Le secret comme seconde nature

Car Yuval Adler ne se contente pas ici de priver l’univers des services secrets de son aura mythique, faite de complots tonitruants et de jeux machiavéliques à trois bandes. Il orchestre l’histoire selon un va-et-vient dans le temps, servant moins à brouiller artificiellement les pistes qu’à symboliser la perte de repères existentiels dont le personnage principal tombe victime, une fois qu’il aura atteint le plafond de verre qui l’empêchera de prendre réellement part à l’action. Pour revenir à l’image du rouage, dispensable dès qu’il aura rempli sa fonction, Rachel en est l’incarnation parfaitement tragique. Elle se croit plus maligne que ses supérieurs, jusqu’au moment où un enchaînement de missions humiliantes lui rappelle douloureusement la marge de manœuvre réduite dont elle dispose. S’engage alors un jeu du chat et de la souris dont strictement personne ne sortira vainqueur, ni l’agent en roue libre aux vestiges d’innocence aussi attachants que périlleux, ni l’appareil administratif qui avance tel un rouleau compresseur, sans se soucier des dégâts collatéraux engendrés par cette stratégie musclée.
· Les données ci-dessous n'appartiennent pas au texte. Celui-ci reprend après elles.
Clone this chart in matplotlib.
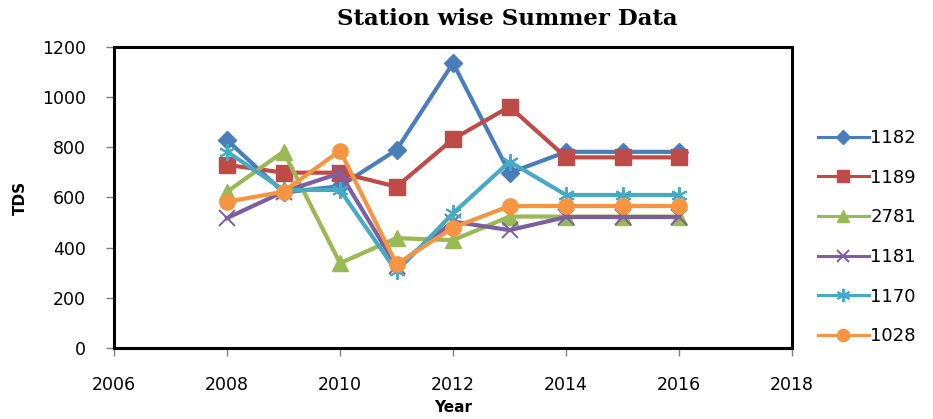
import numpy as np
import matplotlib
matplotlib.use("Agg")
import matplotlib.pyplot as plt

years = [2008, 2009, 2010, 2011, 2012, 2013, 2014, 2015, 2016]
s1182 = [829, 620, 645, 790, 1136, 698, 782, 782, 782]
s1189 = [730, 699, 699, 643, 833, 962, 760, 760, 760]
s2781 = [623, 783, 338, 438, 430, 524, 524, 524, 524]
s1181 = [518, 623, 697, 325, 504, 470, 522, 522, 522]
s1170 = [783, 630, 630, 305, 537, 743, 610, 610, 610]
s1028 = [583, 623, 787, 334, 480, 566, 566, 566, 566]

labels = ['1182', '1189', '2781', '1181', '1170', '1028']
colors = ['#4a7ebb', '#be4b48', '#98b954', '#7d5fa0', '#46aac5', '#f59541']

plt.rcParams['font.family'] = ['DejaVu Sans']

fig = plt.figure(figsize=(9.33, 4.19), dpi=100)
ax = fig.add_axes([0.1222, 0.1695, 0.7268, 0.7183])

series = [s1182, s1189, s2781, s1181, s1170, s1028]
styles = [dict(marker='D', ms=9),
          dict(marker='s', ms=11),
          dict(marker='^', ms=11),
          dict(marker='x', ms=11, mew=1.4),
          dict(marker=(6, 2, 0), ms=12, mew=1.4),
          dict(marker='o', ms=11)]
for vals, lab, c, st in zip(series, labels, colors, styles):
    ax.plot(years, vals, color=c, lw=3, mec=c, label=lab, **st)

ax.set_xlim(2006, 2018)
ax.set_ylim(0, 1200)
ax.set_xticks(np.arange(2006, 2019, 2))
ax.set_yticks(np.arange(0, 1201, 200))
ax.tick_params(direction='out', length=6, width=1, labelsize=12.5, color='#808080')
ax.tick_params(axis='x', pad=14)
ax.tick_params(axis='y', pad=14)
for sp in ax.spines.values():
    sp.set_linewidth(2.2)
    sp.set_color('black')

ax.set_title('Station wise Summer Data', family=['DejaVu Serif'],
             fontweight='bold', fontsize=16.5, pad=16, x=0.58)
ax.set_ylabel('TDS', fontweight='bold', fontsize=11)
ax.set_xlabel('Year', fontweight='bold', fontsize=11)
ax.yaxis.set_label_coords(-0.127, 0.5)
ax.xaxis.set_label_coords(0.5, -0.174)

leg = fig.legend(loc='upper left', bbox_to_anchor=(0.8767, 0.692), bbox_transform=fig.transFigure,
                 frameon=False, fontsize=13, labelspacing=1.2, handlelength=2.8,
                 handletextpad=0.1, borderpad=0, borderaxespad=0, markerscale=0.8)
for h in leg.legend_handles:
    h.set_linewidth(2.2)

fig.savefig('out.png', dpi=100)
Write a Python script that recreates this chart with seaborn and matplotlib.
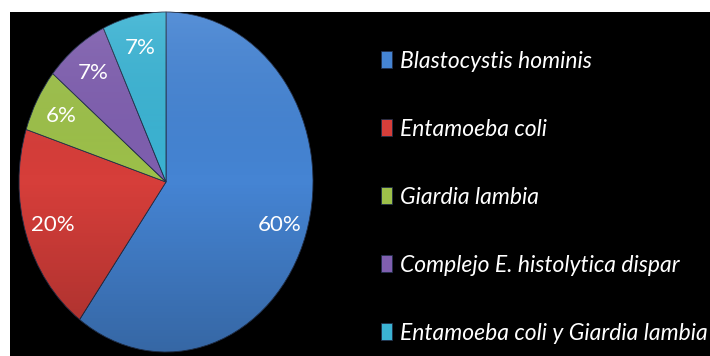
import numpy as np
import matplotlib
matplotlib.use("Agg")
import matplotlib.pyplot as plt
import seaborn as sns
from matplotlib.patches import Rectangle
from matplotlib.colors import LinearSegmentedColormap

# Parasites found and their share of positive samples
species = [
    "Blastocystis hominis",
    "Entamoeba coli",
    "Giardia lambia",
    "Complejo E. histolytica dispar",
    "Entamoeba coli y Giardia lambia",
]
percent = [60, 20, 6, 7, 7]
palette = ["#4584D3", "#D63E3A", "#9DC04A", "#7F5FAF", "#3BB3D3"]

sns.set_theme(style="white")
plt.rcParams["font.family"] = ["Lato", "DejaVu Sans"]

W, H = 710, 356
fig = plt.figure(figsize=(W / 100, H / 100), dpi=100, facecolor="white")
fig.patches.append(Rectangle((10 / W, 0), 1, 344 / H, transform=fig.transFigure,
                             facecolor="black", edgecolor="none", zorder=-10))

ax = fig.add_axes([19 / W, 4 / H, 294 / W, 340 / H])
ax.patch.set_alpha(0)
wedges, texts, autotexts = ax.pie(
    percent, colors=palette, startangle=90, counterclock=False,
    autopct=lambda p: f"{p:.0f}%", pctdistance=0.81,
    wedgeprops=dict(linewidth=0.6, edgecolor="#22304a"),
    textprops=dict(color="white", fontsize=16),
)

# soft top-to-bottom shading on every slice
shade_cmap = LinearSegmentedColormap.from_list(
    "shade", [(1, 1, 1, 0.10), (0, 0, 0, 0.0), (0, 0, 0, 0.22)])
shade = np.linspace(0, 1, 256).reshape(-1, 1)
for w in wedges:
    im = ax.imshow(shade, extent=(-1, 1, -1, 1), cmap=shade_cmap, origin="upper",
                   aspect="auto", zorder=w.get_zorder() + 0.1, interpolation="bilinear")
    im.set_clip_path(w)
for t in autotexts:
    t.set_zorder(5)

ax.set_aspect("auto")
ax.set_xlim(-1, 1)
ax.set_ylim(-1, 1)
ax.axis("off")

fig.legend(wedges, species, loc="upper left", bbox_to_anchor=(360 / W, 1 - 30 / H),
           frameon=False, labelcolor="white",
           prop=dict(style="italic", size=16.5),
           handlelength=0.5, handleheight=0.8, handletextpad=0.35, labelspacing=2.05)

fig.savefig("out.png", dpi=100, facecolor="white")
Cependant, la mise en scène se garde bien de céder à un manichéisme facile. Grâce au regard nuancé qu’elle porte sur ce microcosme sans code d’honneur manifeste, elle peut se défendre contre toute accusation de complaisance, voire de partialité à l’égard d’un contexte géopolitique plus que jamais brûlant aujourd’hui.

© Kolja Brandt / Le Pacte Tous droits réservés

Conclusion

Le pari n’était pas gagné d’avance de tourner un film sur un agent israélien infiltré en Iran, qui se découvre une conscience sur le tard. Présenté hors compétition au dernier Festival de Berlin, The Operative avait de surcroît l’apparence d’une co-production au prestige et au propos douteux. Finalement, Yuval Adler s’est acquitté plus que convenablement de la tâche d’en faire un film d’espionnage subtilement haletant, au croisement du spectacle fictif et d’une approche plus proche de la réalité peu glorieuse du travail clandestin, auquel nous devons le maintien de notre statu quo fragile.